Landmark environment preservation efforts

If we wait for the meek to inherit the earth there won’t be anything left to inherit.

Bob Hunter, Canadian environmentalist

This week, the Sarawak State Legislative Assembly (DUN) has passed two Bills – namely the Land Code (Amendment) Bill, 2022 and the Forests (Amendment) Bill, 2022.

In a sense, the two Bills marked a milestone in the environment preservation efforts by the Sarawak government.

It’s a multi-pronged legislation – one is to regulate carbon storage under the land, stored in reservoirs along with introducing a more comprehensive definition to “land”.

This brings the State Land Code in line with the National Land Code, modernising the laws in Sarawak, safeguarding our grip on land as per the State Land Code.

The existing definition of “land” includes things attached to the earth or permanently fastened to anything attached to the earth. This is expanded upon.

In interpretation, the amendment ensures that Sarawak’s rights are safeguarded in the event that a third-party, or the federal government intends to lay claim to matters that are not covered under “land” in the Land Code.

It also ensures that current or future resources that are covered under “land” are within the ambit of the state government’s control – such as rock materials, minerals and other substances under the earth’s surface.

Premier Datuk Patinggi Tan Sri Abang Johari Tun Openg has in the past indicated that his government intends to explore other mineral resources such as silica sand, rare earth elements (REE) and kaolin clay to further develop downstream activities in the mining sector.

It is foreseeable that with this piece of legislation, it enables them to pave the way towards the endeavour.

One can also predict that Sarawak will possibly benefit from non-radioactive rare earth elements (NR-REE) given its high demand.

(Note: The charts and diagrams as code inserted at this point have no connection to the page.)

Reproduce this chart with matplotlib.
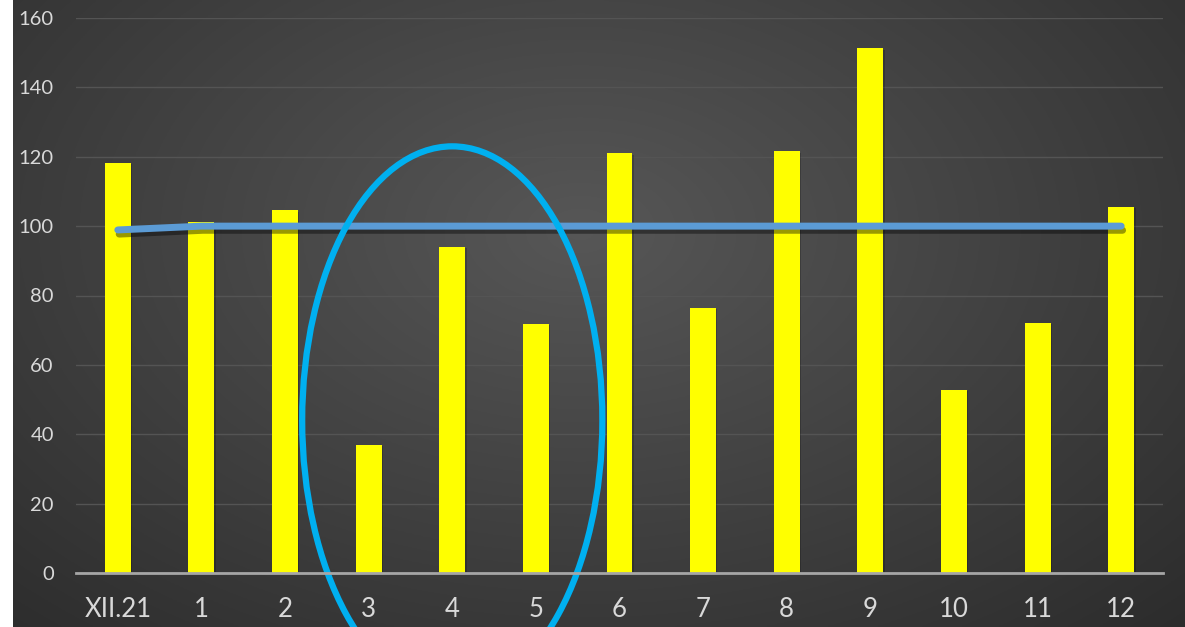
import numpy as np
import matplotlib
matplotlib.use('Agg')
import matplotlib.pyplot as plt
from matplotlib.patches import Ellipse
import matplotlib.patheffects as pe

# Data
categories = ['XII.21', '1', '2', '3', '4', '5', '6', '7', '8', '9', '10', '11', '12']
bar_values = [118.2, 101.2, 104.6, 36.9, 94.0, 71.8, 121.0, 76.4, 121.6, 151.3, 52.8, 72.1, 105.5]
line_values = [98.9, 100, 100, 100, 100, 100, 100, 100, 100, 100, 100, 100, 100]
y_ticks = [0, 20, 40, 60, 80, 100, 120, 140, 160]

# Highlight ellipse (annotation, in data coords)
ellipse_center = (4.0, 44)
ellipse_w, ellipse_h = 3.59, 158

fig = plt.figure(figsize=(11.85, 6.27), dpi=100)
fig.patch.set_facecolor('white')

# dark panel with radial gradient
bg_ax = fig.add_axes([13 / 1185, 0, 1 - 13 / 1185, 1])
bg_ax.set_axis_off()
yy, xx = np.mgrid[0:300, 0:600]
cx, cy = 290, 110
r = np.sqrt(((xx - cx) / 600) ** 2 + ((yy - cy) / 360) ** 2)
r = np.clip(r / 0.75, 0, 1)
shade = 0.34 - 0.17 * r
img = np.dstack([shade, shade, shade])
bg_ax.imshow(img, aspect='auto', extent=[0, 1, 0, 1], origin='upper')

ax = fig.add_axes([76 / 1185, 54 / 627, (1163 - 76) / 1185, (573 - 18) / 627])
ax.patch.set_alpha(0)
x = np.arange(len(categories))

ax.bar(x, bar_values, width=0.31, color='#ffff00', zorder=2,
       path_effects=[pe.SimplePatchShadow(offset=(1, -1), shadow_rgbFace='black', alpha=0.2), pe.Normal()])
ax.plot(x, line_values, color='#5b9bd5', lw=5, solid_capstyle='round', zorder=3,
        path_effects=[pe.SimpleLineShadow(offset=(1, -3), shadow_color='black', alpha=0.4), pe.Normal()])

ell = Ellipse(ellipse_center, ellipse_w, ellipse_h, fill=False, edgecolor='#00b0f0', lw=4.5,
              clip_on=False, zorder=4)
ax.add_patch(ell)

ax.set_xlim(-0.5, len(categories) - 0.5)
ax.set_ylim(0, 160)
ax.set_yticks(y_ticks)
ax.set_xticks(x)
ax.set_xticklabels(categories)
ax.grid(axis='y', color='#545454', lw=1, zorder=0)
for s in ['top', 'right', 'left']:
    ax.spines[s].set_visible(False)
ax.spines['bottom'].set_color('#a6a6a6')
ax.spines['bottom'].set_linewidth(2)
ax.spines['bottom'].set_zorder(5)
ax.tick_params(axis='both', length=0)
ax.tick_params(axis='y', labelcolor='#d9d9d9', labelsize=14.5, pad=16)
ax.tick_params(axis='x', labelcolor='#d9d9d9', labelsize=18.5, pad=17)
for lbl in ax.get_xticklabels() + ax.get_yticklabels():
    lbl.set_family('Lato')

fig.savefig('out.png', dpi=100)
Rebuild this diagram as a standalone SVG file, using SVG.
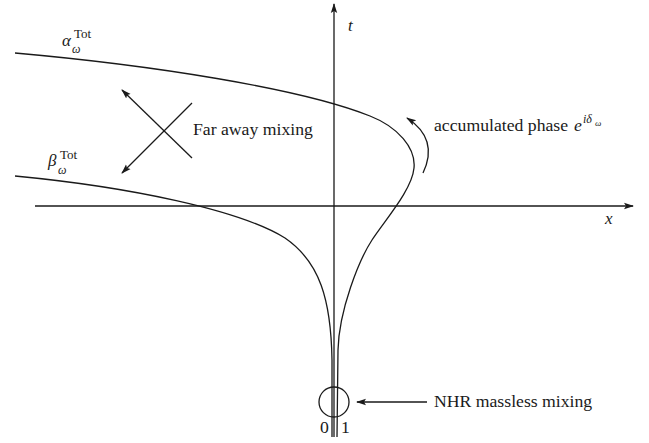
<svg xmlns="http://www.w3.org/2000/svg" width="649" height="443" viewBox="0 0 649 443">
<defs>
<marker id="ah" markerWidth="10" markerHeight="8" refX="9" refY="4" orient="auto" markerUnits="userSpaceOnUse">
<path d="M0,0.8 L10,4 L0,7.2 L2,4 Z" fill="#1a1a1a"/>
</marker>
</defs>
<style>
.ln{fill:none;stroke:#1a1a1a;stroke-width:1.3}
.ar{fill:none;stroke:#1a1a1a;stroke-width:1.3;marker-end:url(#ah)}
.tx{font-size:17.7px;fill:#1a1a1a}
.it{font-style:italic;fill:#1a1a1a}
.sm{font-size:13px;fill:#1a1a1a}
</style>
<rect width="649" height="443" fill="#ffffff"/>
<g id="connectors">
<line class="ar" x1="35" y1="206" x2="633" y2="206"/>
<line class="ar" x1="334" y1="437" x2="334" y2="4"/>
<path id="alpha-curve" class="ln" d="M15,53 C150,65 300,88 370,116 C398,127 416,148 414,168 C412,190 385,220 372,240 C359,260 339,310 338,350 L337,437"/>
<path id="beta-curve" class="ln" d="M15,176 C130,187 240,210 285,238 C320,262 331,300 332,360 L332,437"/>
<line class="ar" x1="192" y1="158" x2="122" y2="90"/>
<line class="ar" x1="192" y1="103" x2="122" y2="173"/>
<path class="ar" d="M423,173 C433,152 430,133 407,118"/>
<line class="ar" x1="427" y1="402" x2="357" y2="402"/>
</g>
<g font-family="Liberation Serif, DejaVu Serif, serif">
<g id="label-alpha">
<text class="it" x="62" y="46" font-size="17">α</text>
<text class="sm" x="74" y="38">Tot</text>
<text class="it" x="72" y="53" font-size="12">ω</text>
</g>
<g id="label-beta">
<text class="it" x="48" y="166" font-size="17">β</text>
<text class="sm" x="60" y="159">Tot</text>
<text class="it" x="58" y="174" font-size="12">ω</text>
</g>
<g id="label-t"><text class="it" x="348" y="31" font-size="17">t</text></g>
<g id="label-x"><text class="it" x="605" y="224" font-size="17">x</text></g>
<g id="label-far"><text class="tx" x="193" y="135">Far away mixing</text></g>
<g id="label-phase">
<text class="tx" x="434" y="131">accumulated phase</text>
<text class="it" x="574" y="131" font-size="17.7">e</text>
<text class="it" x="583" y="123" font-size="12">iδ</text>
<text class="it" x="595" y="126" font-size="9">ω</text>
</g>
<g id="nhr">
<circle class="ln" cx="334" cy="402" r="15"/>
<text class="tx" x="434" y="407">NHR massless mixing</text>
</g>
<g id="label-0"><text class="tx" x="320" y="433">0</text></g>
<g id="label-1"><text class="tx" x="341" y="433">1</text></g>
</g>
</svg>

NR-REE is a base component for the manufacturing of high technology devices such as smartphones, computers and televisions.

Meanwhile the Forests (Amendment) Bill, 2022 seeks to amend the Forests Ordinance, 2015 to enact new provisions, improving forests management.

The salient point from this Bill is that it enables forest carbon activity to be carried out in permanent forests over state land and alienated land with the intent of creating carbon stocks and carbon credit units.

These stocks and units are verified under Carbon Standard Rules which are recognised globally, in line with universal efforts to reduce the adverse impact of climate change.

Today, carbon trading has been a lucrative business with carbon credits – an allowance for a company holding the credit to emit carbon emissions of greenhouse gases being transacted.

A single credit equals one ton of carbon dioxide to be emitted or the mass equivalent to carbon dioxide for other gases.

Verified carbon credit units allow forests to be monetised – generating another revenue source for the state. Every tree in the forest counts and with our vast forests, the income could be substantial.

With the passing of both Bills, it is a continuation of Sarawak’s move towards preserving the environment – an effort which was previously initiated by the late Pehin Sri Adenan Satem and now being continued and enhanced to a greater effect by Abang Johari.

Environmental preservation now is global concern where its adverse effects will impact our generation.

Carbon trading is a possible solution to address greenhouse gas (GHG) emissions worldwide and it has been around for some time.

It means that those who were able to limit their emissions could trade their credits with those who don’t.

With the Bill, it would treat carbon credit as a commodity – meaning it is one of the resources that we have and the fund it generates will go a long way in boosting Sarawak’s development.

This is also in tandem with the Post COVID-19 Development Strategy (PCDS) 2030 through practising sustainable management and conservation in the forestry sector

In a nutshell, it provides a financial incentive to preserve the environment – this is key.

For Sarawak, while it could reap from a windfall in terms of carbon credit sale, what is more important is that it is doing its part in saving the world.

And on the back of the Premier’s trip to Rotterdam, Netherlands where Sarawak showed the way to the world in terms of sustainable energy production, this legislation has far-reaching effects and is vital for the state’s future.

The net-zero carbon emission future is no longer a farfetched possibility. It is within reach starting with Sarawak.

The future of Sarawak – and by extension, Malaysia – is bright and we have the state government to thank for accelerating preservation efforts in true Sarawakian style.